In March, a Russian TV station broadcast a fake video in which a man who appears to be a Ukrainian official admitted Ukraine’s involvement in a terrorist attack. AI could also be used in Japan to stir up hatred toward other countries.

The proposal expresses concern over an “attention economy” which uses radicalized information to draw attention and warns of the risk of worsening social unrest.

In January 2023 in Brazil, a crowd of people attacked Congress apparently because they believed information about possible fraud in the presidential election. “Since AI can predict personal attributes and vulnerabilities, and share information based on them, there will be a greater possibility of manipulation in decision-making. Surrounded by particular information, some people may take extreme actions,” said Keio University Prof. Tatsuhiko Yamamoto.

Data policy

The proposal cites the need to “develop a robust, strategic and systematic data policy,” which is raised as a long-term challenge and is based on the example of the European Union.

The European Union’s AI legislation, consisting of the EU General Data Protection Regulation (GDPR), the Digital Services Act, and the Artificial Intelligence Act, is linked together to guarantee fundamental rights, such as personal data protection, as defined by the EU’s Charter of Fundamental Rights. The GDPR guarantees a person’s right not to be subject to a decision, such as for receiving a loan, based solely on an AI assessment.

As data is food that AI learns from, nationwide discussions are essential to consider how Japanese society should deal with data as part of efforts to establish the appropriate use and regulation of generative AI.

The Yomiuri Shimbun

Connecting multiple AIs

The proposal emphasizes the need to create an environment to “ensure that there are multiple AIs of various kinds and of equal rank” in order to utilize generative AI and ensure healthy spaces for discussion.

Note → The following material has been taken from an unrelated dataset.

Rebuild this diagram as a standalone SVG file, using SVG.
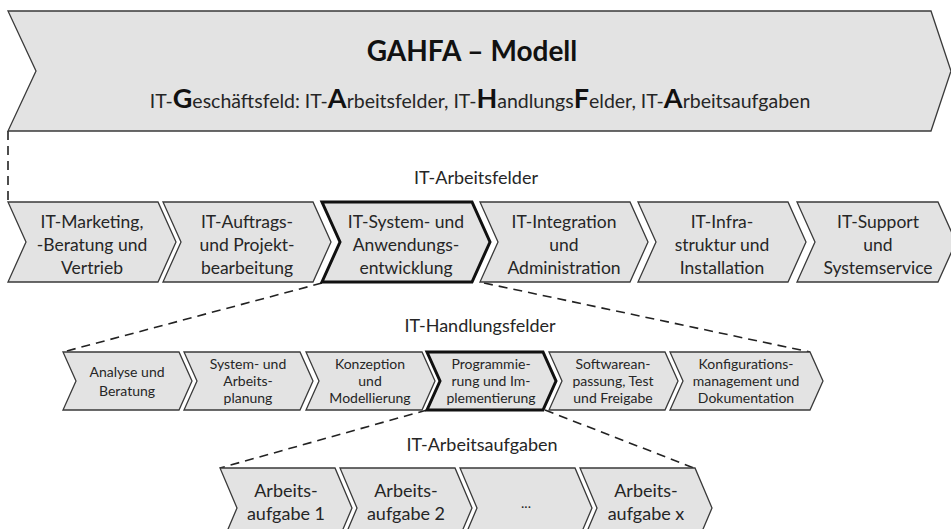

The goal is to achieve a state in which humans can independently compare multiple AIs with different algorithms and have people select among them so their thinking will not be dominated by the worldview presented by specific AIs.

The key to make such a situation technologically possible is an “AI constellation” initiative that uses IOWN (Innovative Optical and Wireless Network), a next-generation telecommunications infrastructure being developed by NTT. IOWN is cutting-edge technology that allows high-speed, large-capacity communication using optical technology.

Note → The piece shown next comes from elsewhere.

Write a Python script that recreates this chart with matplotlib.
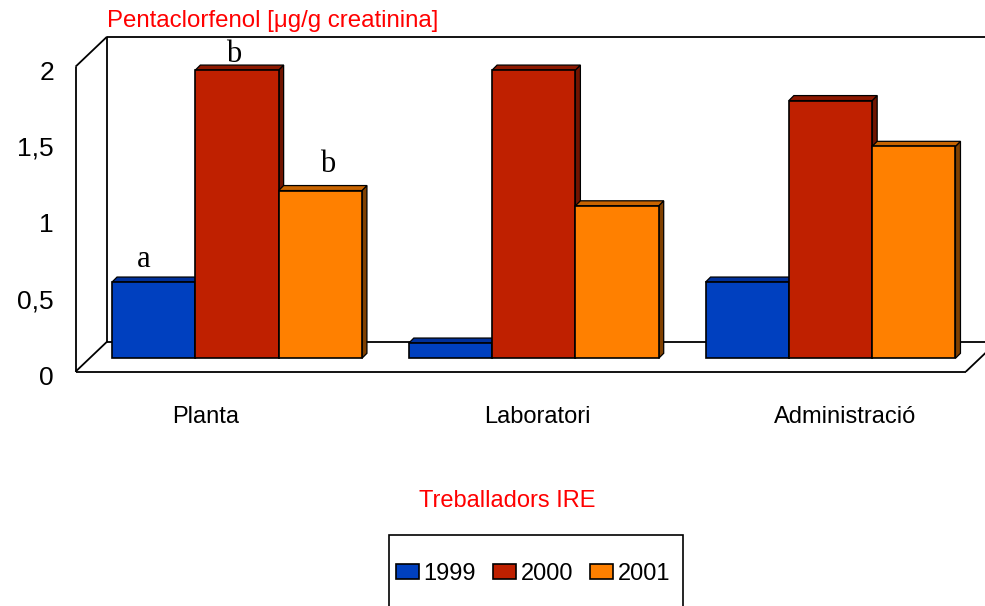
import matplotlib
matplotlib.use('Agg')
import matplotlib.pyplot as plt
from matplotlib.patches import Patch, Polygon, Rectangle
import numpy as np

## data
categories = ["Planta", "Laboratori", "Administració"]
years = ["1999", "2000", "2001"]
vals_1999 = [0.50, 0.10, 0.50]
vals_2000 = [1.89, 1.89, 1.69]
vals_2001 = [1.10, 1.00, 1.39]
yticks = [0, 0.5, 1, 1.5, 2]
ytick_labels = ["0", "0,5", "1", "1,5", "2"]
# letters above the Planta bars (significance groups)
letters = ["a", "b", "b"]
letter_x = [-0.313, -0.010, 0.307]
letter_y = [0.60, 1.94, 1.22]
cat_x = [-0.105, 1.013, 2.049]

front_col = ["#0040BF", "#BF2000", "#FF8000"]
top_col = ["#00309A", "#8C1800", "#C86400"]
side_col = ["#002A80", "#701400", "#804000"]

plt.rcParams['font.family'] = ['Liberation Sans', 'DejaVu Sans']

fig = plt.figure(figsize=(9.85, 6.06), dpi=100)
W, H = 985.0, 606.0
# axes = plane where the bars stand (middle of the 3d box)
ax = fig.add_axes([88.6 / W, (H - 358.3) / H, 890.3 / W, 305.0 / H])
ax.set_xlim(-0.5, 2.5)
ax.set_ylim(0, 2)
ax.set_axis_off()

ppx = 890.3 / 3.0    # pixels per category unit
ppy = 305.0 / 2.0    # pixels per value unit

# depth offsets of front / back planes (pixels)
fdx, fdy = -13.1 / ppx, -13.4 / ppy
bdx, bdy = 18.4 / ppx, 16.6 / ppy

lk = dict(color="black", lw=1.3, clip_on=False, zorder=1, solid_capstyle="butt")
x0, x1 = ax.get_xlim()
y0, y1 = ax.get_ylim()
# back wall
ax.plot([x0 + bdx, x0 + bdx], [y0 + bdy, y1 + bdy], **lk)
ax.plot([x0 + bdx, x1 + bdx], [y1 + bdy, y1 + bdy], **lk)
ax.plot([x0 + bdx, x1 + bdx], [y0 + bdy, y0 + bdy], **lk)
# left wall
ax.plot([x0 + fdx, x0 + fdx], [y0 + fdy, y1 + fdy], **lk)
ax.plot([x0 + fdx, x0 + bdx], [y1 + fdy, y1 + bdy], **lk)
ax.plot([x0 + fdx, x0 + bdx], [y0 + fdy, y0 + bdy], **lk)
# floor
ax.plot([x0 + fdx, x1 + fdx], [y0 + fdy, y0 + fdy], **lk)
ax.plot([x1 + fdx, x1 + bdx], [y0 + fdy, y0 + bdy], **lk)

# bars with a small 3d extrusion
w = 83.3 / ppx
ex, ey = 5.0 / ppx, 5.0 / ppy
xs = np.arange(len(categories))
series = [vals_1999, vals_2000, vals_2001]
for i, vals in enumerate(series):
    pos = xs + (i - 1) * w
    ax.bar(pos, vals, width=w, color=front_col[i], edgecolor="black",
           linewidth=1.2, zorder=3 + i + 0.5, clip_on=False)
    for p, v in zip(pos, vals):
        l, r = p - w / 2, p + w / 2
        side = Polygon([(r, 0), (r, v), (r + ex, v + ey), (r + ex, ey)],
                       closed=True, facecolor=side_col[i], edgecolor="black",
                       linewidth=0.9, zorder=3 + i, clip_on=False)
        top = Polygon([(l, v), (r, v), (r + ex, v + ey), (l + ex, v + ey)],
                      closed=True, facecolor=top_col[i], edgecolor="black",
                      linewidth=0.9, zorder=3 + i, clip_on=False)
        ax.add_patch(side)
        ax.add_patch(top)

# letters above Planta bars
for lx, ly, t in zip(letter_x, letter_y, letters):
    ax.text(lx, ly, t, family=['Liberation Serif'], fontsize=22,
            ha="center", va="baseline", zorder=10, clip_on=False)

# y tick labels, on the front plane
for v, s in zip(yticks, ytick_labels):
    ax.text(x0 + fdx - 21.5 / ppx, v + fdy - 6 / ppy, s, fontsize=19,
            ha="right", va="center", clip_on=False)

# category labels
for cx, c in zip(cat_x, categories):
    ax.text(cx, -0.385, c, fontsize=17, ha="center", va="center", clip_on=False)

fig.text(107 / W, 1 - 21 / H, "Pentaclorfenol [\u03bcg/g creatinina]",
         color="red", fontsize=17.3, ha="left", va="center")
fig.text(507 / W, 1 - 501 / H, "Treballadors IRE", color="red", fontsize=17,
         ha="center", va="center")

# legend box (runs off the bottom edge like in the original)
fig.patches.append(Rectangle((389 / W, 1 - 612 / H), 294 / W, 77 / H,
                             transform=fig.transFigure, facecolor="white",
                             edgecolor="black", linewidth=1.2, zorder=0))
handles = [Patch(facecolor=front_col[i], edgecolor="black", linewidth=1.2)
           for i in range(3)]
leg = fig.legend(handles, years, ncol=3, loc="center left",
                 bbox_to_anchor=(396 / W, 1 - 574 / H), frameon=False,
                 fontsize=17, handlelength=0.97, handleheight=0.6,
                 handletextpad=0.2, columnspacing=0.72, borderpad=0,
                 borderaxespad=0)

fig.savefig("out.png", dpi=100)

By operating multiple AIs together like a constellation, the AIs can learn from and monitor each other. The technology is expected to curb the spread of AI-specific phenomena such as “hallucinations” — in which AI, in response to questions, gives answers as if they were facts on matters that do not exist — and biased judgments.

The proposal cites adverse impacts of AI that pose threats to society and notes that “These solutions cannot be maintained by laws alone, but rather, they also require measures such as Originator Profile (OP).” OP is a technology used to explicitly indicate sources of online information.

OP assigns a digitalized identifier to online news articles and advertisements, making it easier for internet users to confirm the reliability of the information. It has been pointed out that OP is useful as a countermeasure against disinformation, and the Japanese government plans to conduct a public demonstration of OP in areas affected by disasters, based on cases of disinformation and misinformation that spread on social media during the Noto Peninsula Earthquake.

“In order to protect healthy spaces for discussion, technology like OP is necessary to identify the reliability of information at a glance,” said Tatsuya Kurosaka, the secretary general of the Originator Profile Collaborative Innovation Partnership, an organization promoting the development of OP technology.